Bring a refillable water bottle and a snack you can eat quietly. Sugary drinks help if you start feeling off mid-session. Pack headphones if you want to zone out, especially for longer pieces where you’ll be sitting three to six hours. A small pillow or rolled towel can help you hold a position comfortably when you’re getting worked on your side, back, or legs.
Bring a valid photo ID, your deposit receipt, and any reference images saved offline in case your service drops. If you have a healing condition like diabetes or are on blood thinners, bring a note from your doctor if your artist asked for one. Wear or bring clothing you don’t care about staining. Ink, stencil paper, and green soap all travel.
Appointment prep mistakes
Do not show up sunburned, hungover, rushed, or unsure about the design. Those problems do not make the tattoo more spontaneous. They make it harder to do well.
Do not schedule intense exercise, swimming, tanning, or tight clothing friction right after the appointment.

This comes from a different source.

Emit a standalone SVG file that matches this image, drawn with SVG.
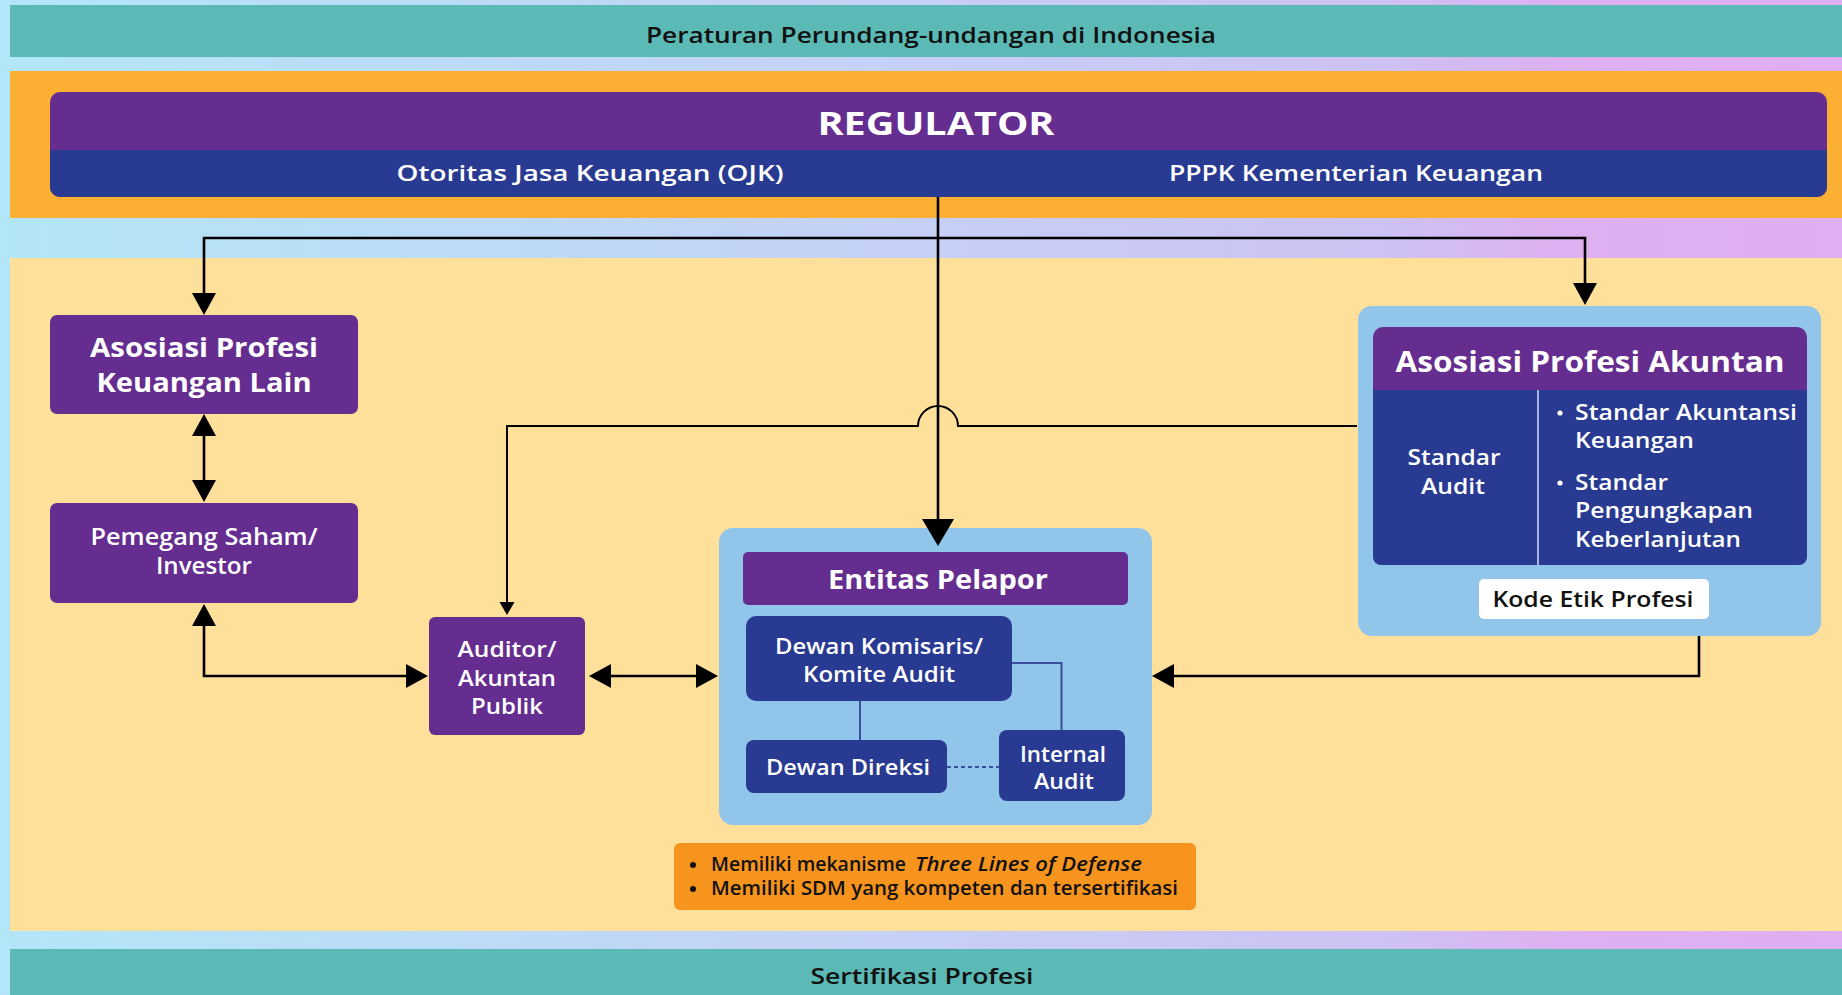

Showing up sunburned is one of the worst things you can do. Burned skin can’t take a tattoo, and your artist will turn you away. Same with a fresh tan. Sun damage changes how ink saturates, and it compromises the heal. Stay out of direct sun on the area for at least two weeks before a session and keep it covered if you’ll be outside.
Don’t numb cream the area without clearing it with your artist first. Some formulas swell the skin slightly, which distorts how the needle sits and can blow out fine line work or make shading look uneven. Overtightening skin for the artist’s needle is also a real issue. Let them work the tissue naturally. Trust that a good artist manages skin tension themselves.